Published Oct. 13, 2017

WASHINGTON — Do the ominous rhetoric from President Donald Trump and repeated flights by U.S. strategic bombers over the Korean Peninsula mean Washington is readying for what many feel is unthinkable — a military conflict with a nuclear-armed North Korea that would put millions of civilians at risk?

U.S. B-1B bombers flew over South Korea this week with fighter jet escorts from the allied nation, in what's become an increasingly familiar show of force to Pyongyang. It came just days after Trump said "only one thing will work" with North Korea and referred, ambiguously, to "the calm before the storm" — remarks he said Friday referred to the North.

"We're totally prepared for numerous things," Trump told reporters Friday. "If something can happen where we negotiate, I'm always open to that," he said, changing tack from his recent comments disparaging the chances of successful talks with Pyongyang.
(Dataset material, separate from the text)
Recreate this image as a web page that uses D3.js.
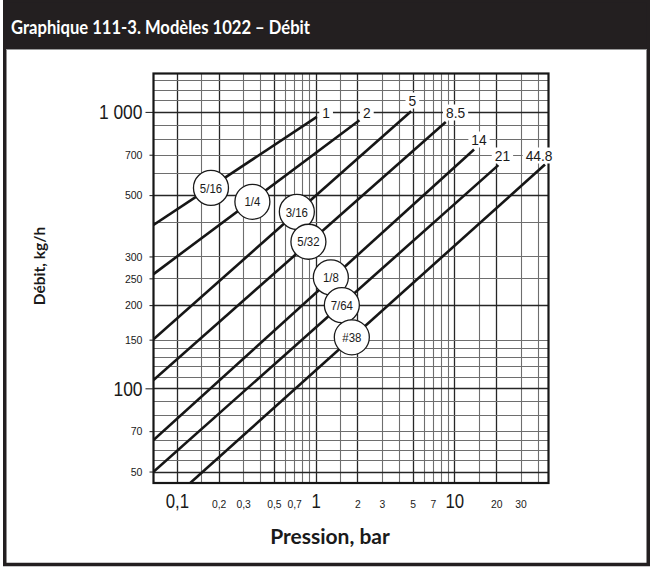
<!DOCTYPE html>
<html><head><meta charset="utf-8">
<script src="https://cdn.jsdelivr.net/npm/d3@7"></script>
<style>
html,body{margin:0;padding:0;background:#fff;}
svg{display:block;}
</style></head>
<body>
<svg id="chart" width="653" height="569"></svg>
<script>
// ---- data ----
const orificeSizes = ["5/16","1/4","3/16","5/32","1/8","7/64","#38"];
const maxPressureLabels = ["1","2","5","8.5","14","21","44.8"];
const startPressure = [0.0678,0.0678,0.0678,0.0678,0.0678,0.0678,0.1247];
const startFlow = [390,259,150.4,107.1,65.0,49.9,45.45];
const endPressure = [1.02,2.07,4.88,8.67,13.87,20.75,45.0];
const endFlow = [959,933,1006,920,731,642,645];
const badgePressure = [0.176,0.350,0.732,0.887,1.287,1.545,1.823];
const badgeFlow = [531,473,435,339,252,200,153];
const labelPressure = [1.19,2.34,4.98,10.2,15.06,22.2,40.8];
const labelFlow = [1000,1000,1100,1000,800,700,700];

const xMajorTicks = [0.1,1,10];
const xMajorLabels = ["0,1","1","10"];
const xMinorTicks = [0.2,0.3,0.5,0.7,2,3,5,7,20,30];
const xMinorLabels = ["0,2","0,3","0,5","0,7","2","3","5","7","20","30"];
const yMajorTicks = [100,1000];
const yMajorLabels = ["100","1 000"];
const yMinorTicks = [50,70,150,200,250,300,500,700];
const yMinorLabels = ["50","70","150","200","250","300","500","700"];
const xGrid = [0.1,0.15,0.2,0.3,0.4,0.5,0.6,0.7,0.8,0.9,1,1.5,2,3,4,5,6,7,8,9,10,15,20,30,40];
const yGrid = [50,55,60,65,70,80,90,100,110,120,130,140,150,200,250,300,400,500,600,700,800,900,1000,1100,1200,1300];

// ---- layout ----
const svg = d3.select("#chart");
const L = 153.5, R = 548.5, T = 73.5, B = 483;
const x = d3.scaleLog().domain([0.0678, 47.7]).range([L, R]);
const y = d3.scaleLog().domain([45.45, 1377]).range([B, T]);
const dark = "#231f20";
const sans = "'Liberation Sans',Arial,sans-serif";
const boldFont = "Lato,'Open Sans',sans-serif";

// frame + title bar
svg.append("rect").attr("x",3).attr("y",0).attr("width",647).attr("height",49).attr("fill",dark);
svg.append("rect").attr("x",4.75).attr("y",1).attr("width",643.5).attr("height",563.5)
  .attr("fill","none").attr("stroke",dark).attr("stroke-width",3.5);
svg.append("line").attr("x1",6.5).attr("x2",646.5).attr("y1",49.5).attr("y2",49.5).attr("stroke","#9a9a9a");
svg.append("text").attr("x",11).attr("y",34)
  .attr("fill","#fff").attr("font-family",boldFont).attr("font-weight","bold")
  .attr("font-size",19.5).attr("textLength",299).attr("lengthAdjust","spacingAndGlyphs")
  .text("Graphique 111-3. Modèles 1022 – Débit");

// grid
const isMajor = v => { const m = Math.round(v/Math.pow(10,Math.floor(Math.log10(v)+1e-9))*100)/100; return m===1||m===2||m===5; };
const grid = svg.append("g");
grid.selectAll("line.v").data(xGrid).join("line").attr("class","v")
  .attr("x1",d=>Math.round(x(d))+0.5).attr("x2",d=>Math.round(x(d))+0.5)
  .attr("y1",T).attr("y2",B)
  .attr("stroke",d=>isMajor(d)?"#262626":"#6e6e6e").attr("stroke-width",d=>isMajor(d)?1.3:1.1);
grid.selectAll("line.h").data(yGrid).join("line").attr("class","h")
  .attr("y1",d=>Math.round(y(d))+0.5).attr("y2",d=>Math.round(y(d))+0.5)
  .attr("x1",L).attr("x2",R)
  .attr("stroke",d=>isMajor(d)?"#262626":"#6e6e6e").attr("stroke-width",d=>isMajor(d)?1.3:1.1);

// clip
svg.append("clipPath").attr("id","clip").append("rect").attr("x",L).attr("y",T).attr("width",R-L).attr("height",B-T);

// diagonal lines
const lineData = orificeSizes.map((s,i)=>[[startPressure[i],startFlow[i]],[endPressure[i],endFlow[i]]]);
const lineGen = d3.line().x(d=>x(d[0])).y(d=>y(d[1]));
svg.append("g").attr("clip-path","url(#clip)").selectAll("path").data(lineData).join("path")
  .attr("d",lineGen).attr("fill","none").attr("stroke","#161616").attr("stroke-width",2.6);

// plot frame
svg.append("rect").attr("x",L).attr("y",T).attr("width",R-L).attr("height",B-T)
  .attr("fill","none").attr("stroke","#161616").attr("stroke-width",2.2);

// axes
function styleAxis(g, size, sx){
  g.select(".domain").remove();
  g.selectAll("text").attr("font-family",sans).attr("font-size",size).attr("fill","#1a1a1a");
  g.selectAll("line").attr("stroke","#1a1a1a");
  g.selectAll("text").each(function(){
    const t = d3.select(this);
    const tx = +t.attr("x")||0, ty = +t.attr("y")||0;
    t.attr("transform",`translate(${tx},${ty}) scale(${sx},1)`).attr("x",0).attr("y",0);
  });
}
const yMaj = svg.append("g").attr("transform",`translate(${L},0)`)
  .call(d3.axisLeft(y).tickValues(yMajorTicks).tickFormat((d,i)=>yMajorLabels[i]).tickSize(8).tickPadding(3));
styleAxis(yMaj, 21, 0.83);
const yMin = svg.append("g").attr("transform",`translate(${L},0)`)
  .call(d3.axisLeft(y).tickValues(yMinorTicks).tickFormat((d,i)=>yMinorLabels[i]).tickSize(4).tickPadding(7));
styleAxis(yMin, 11.5, 0.92);
const xMaj = svg.append("g").attr("transform",`translate(0,${B})`)
  .call(d3.axisBottom(x).tickValues(xMajorTicks).tickFormat((d,i)=>xMajorLabels[i]).tickSize(0));
xMaj.selectAll("text").attr("y",25).attr("dy",0);
styleAxis(xMaj, 20.5, 0.82);
const xMin = svg.append("g").attr("transform",`translate(0,${B})`)
  .call(d3.axisBottom(x).tickValues(xMinorTicks).tickFormat((d,i)=>xMinorLabels[i]).tickSize(0));
xMin.selectAll("text").attr("y",25).attr("dy",0);
styleAxis(xMin, 11.5, 0.9);

// max pressure labels on lines
const lab = svg.append("g").selectAll("g").data(maxPressureLabels).join("g")
  .attr("transform",(d,i)=>`translate(${x(labelPressure[i])},${Math.round(y(labelFlow[i]))+0.5})`);
lab.append("text").attr("text-anchor","middle").attr("dy","0.36em").attr("transform","scale(0.92,1)")
  .attr("font-family",sans).attr("font-size",15).attr("fill","#1a1a1a").text(d=>d);
lab.each(function(){
  const g = d3.select(this); const t = g.select("text"); const w = t.node().getComputedTextLength()*0.92;
  g.insert("rect","text").attr("x",-w/2-3).attr("y",-8).attr("width",w+6).attr("height",16).attr("fill","#fff");
});

// orifice badges
const bd = svg.append("g").selectAll("g").data(orificeSizes).join("g")
  .attr("transform",(d,i)=>`translate(${x(badgePressure[i])},${y(badgeFlow[i])})`);
bd.append("circle").attr("r",17.5).attr("fill","#fff").attr("stroke","#1a1a1a").attr("stroke-width",1.3);
bd.append("text").attr("text-anchor","middle").attr("dy","0.36em").attr("transform","scale(0.88,1)")
  .attr("font-family",sans).attr("font-size",13).attr("fill","#1a1a1a").text(d=>d);

// axis titles
svg.append("text").attr("transform","translate(45,266) rotate(-90)").attr("text-anchor","middle")
  .attr("font-family",boldFont).attr("font-weight","bold").attr("font-size",15.5)
  .attr("fill","#1a1a1a").text("Débit, kg/h");
svg.append("text").attr("x",330).attr("y",544).attr("text-anchor","middle")
  .attr("font-family",boldFont).attr("font-weight","bold").attr("font-size",21)
  .attr("fill","#1a1a1a").text("Pression, bar");
</script>
</body></html>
"But if it's going to be something other than negotiation, believe me we are ready, more so than we have ever been," he said.

White House chief of staff John Kelly said Thursday that North Korea can't be allowed to develop the ability to strike the United States, but the threat is "manageable" for now.

Jim Schoff, a former senior Pentagon adviser for East Asia policy, said it doesn't appear "U.S. policy-makers think we're on the brink of all-out war."

But he added that doesn't mean the administration is bluffing or has ruled out some kind of limited strike in response to a North Korean provocation. He said most telling were the repeated B1-B bomber flights, which he said were not intended just to signal U.S. resolve, but to practice making the long flight from the U.S. Pacific territory of Guam where they are based, and "to get a feel for what kind of air defenses North Korea has and how we see them react."

For now, there's little indication that either the U.S. or North Korea is preparing for a resumption of the 1950-53 Korean War, which devastated the peninsula.

North Korea, which suffers food shortages, is in the midst of a fall harvest, for which military manpower is needed. Civilians are not reported to be mobilizing for war. Addressing a ruling party meeting last weekend, leader Kim Jong Un railed against "U.S. imperialists," but the bulk of his speech was about the economy.